We have been given a set,$A = {\text{ }}\left\{ {1,2,3,4,5} \right\}$ and ${\text{ }}f:{\text{ }}A \to A{\text{ }}$ be an into function such that ${\text{ }}f\left( i \right)\; \ne i\forall i \in A$. We need to find all such functions of f.
So, for each i, there are only four choices are available because we know that there are $n{\text{ }} - {\text{ }}1$ choices for $f{\text{ }}:{\text{ }}\left\{ {1,2,3,4, \ldots .n} \right\}$ $\to \left\{ {1,2,3,4 \ldots .n} \right\}$ if $f\left( i \right) \ne {\text{i,}}$ and therefore, there are ${\left( {n - 1} \right)^n}$ such functions are there.

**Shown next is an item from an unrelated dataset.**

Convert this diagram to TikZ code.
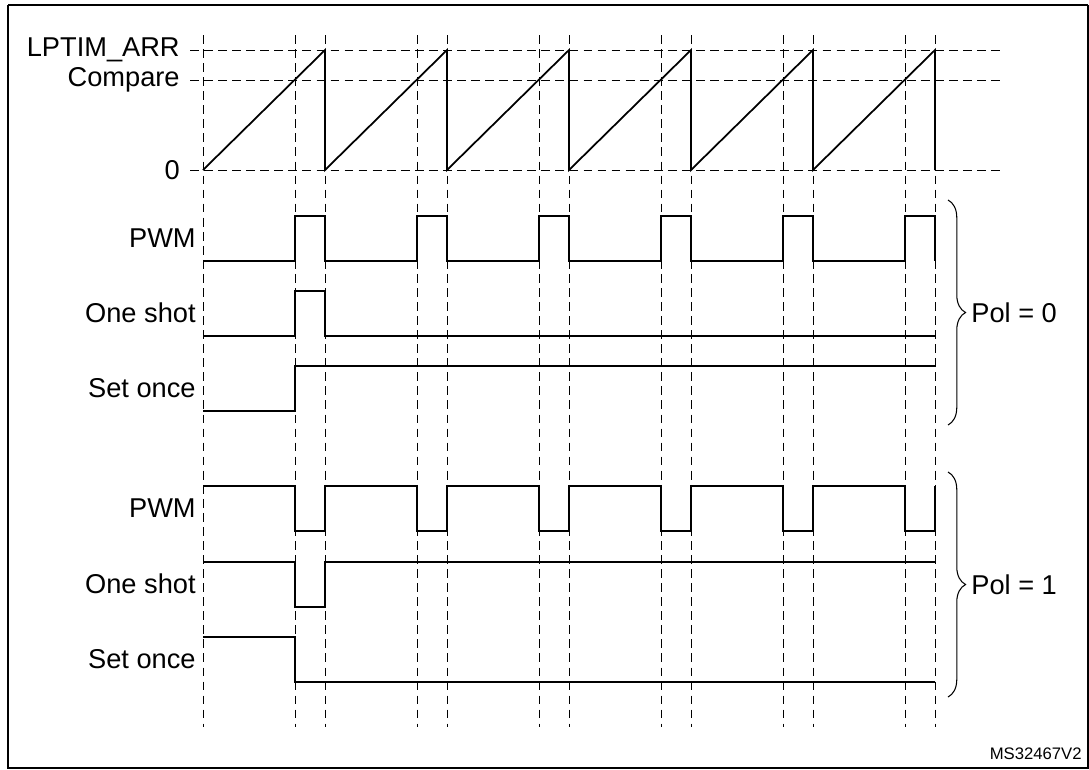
\documentclass[tikz,border=0pt]{standalone}
\usepackage{fontspec}
\setmainfont{Liberation Sans}
\usetikzlibrary{positioning}
\usetikzlibrary{decorations.pathreplacing}

\begin{document}
\begin{tikzpicture}[x=0.02cm, y=-0.02cm, every node/.style={font=\fontsize{15.5}{17}\selectfont},
  grid/.style={dash pattern=on 5pt off 3pt, line width=0.5pt},
  sig/.style={line width=1pt},
  lbl/.style={anchor=east, inner sep=0pt},
  brace/.style={decorate, decoration={brace, amplitude=10pt}, line width=0.6pt}]

        \useasboundingbox (0,0) rectangle (1089,769);
        \draw[line width=1pt] (8,5) -- (1088,5);
        \draw[line width=0.8pt] (8,5) -- (8,768) -- (1088,768) -- (1088,5);

        % grid
        \foreach \x in {203,295,325,417,447,539,569,661,691,783,813,905,935}
          \draw[grid] (\x,35) -- (\x,727);
        \foreach \y in {50,80,170}
          \draw[grid] (190,\y) -- (1005,\y);

        \node[lbl]  (arr) at (180,50)  {LPTIM\_ARR};
        \node[lbl]  (cmp) at (180,80)  {Compare};
        \node[lbl]  (zero) at (180,170) {0};

        % counter
        \draw[sig] (203,170) \foreach \i in {0,...,5} { -- ({325+122*\i},50) -- ({325+122*\i},170) };

        % Pol = 0
        \node[lbl] (pwm0) at (196,238) {PWM};
        \node[lbl] (os0)  at (196,313) {One shot};
        \node[lbl] (so0)  at (196,388) {Set once};
        \draw[sig] (203,261) \foreach \i in {0,...,5} { -- ({295+122*\i},261) -- ({295+122*\i},216) -- ({325+122*\i},216) -- ({325+122*\i},261) } -- (935,261);
        \draw[sig] (203,336) -- (295,336) -- (295,291) -- (325,291) -- (325,336) -- (935,336);
        \draw[sig] (203,411) -- (295,411) -- (295,366) -- (935,366);

        % Pol = 1
        \node[lbl] (pwm1) at (196,508) {PWM};
        \node[lbl] (os1)  at (196,584) {One shot};
        \node[lbl] (so1)  at (196,659) {Set once};
        \draw[sig] (203,486) \foreach \i in {0,...,5} { -- ({295+122*\i},486) -- ({295+122*\i},531) -- ({325+122*\i},531) -- ({325+122*\i},486) } -- (935,486);
        \draw[sig] (203,562) -- (295,562) -- (295,607) -- (325,607) -- (325,562) -- (935,562);
        \draw[sig] (203,637) -- (295,637) -- (295,682) -- (935,682);

        % braces
        \coordinate (b0t) at (948,200);
        \coordinate (b0b) at (948,425);
        \coordinate (b1t) at (948,472);
        \coordinate (b1b) at (948,697);
        \draw[brace] (b0t) -- (b0b) node[midway, right=13pt, inner sep=0pt] (pol0) {Pol = 0};
        \draw[brace] (b1t) -- (b1b) node[midway, right=13pt, inner sep=0pt] (pol1) {Pol = 1};

        \node[anchor=south east, inner sep=0pt, font=\fontsize{9.5}{10}\selectfont] (ref) at (1082,760) {MS32467V2};

\end{tikzpicture}
\end{document}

$n{\text{ }} = {\text{ }}5{\text{ }} \Rightarrow {\text{ (}}n{\text{ }}-{\text{ }}1) = {\text{ }}4$
As mentioned earlier, we will have ${\left( {n - 1} \right)^n}$ functions for f.
Therefore, ${4^5}$ such functions, i.e.,$4 \times 4 \times 4 \times 4 \times 4{\text{ }} = 1024$
Thus, $1024$ such functions are there.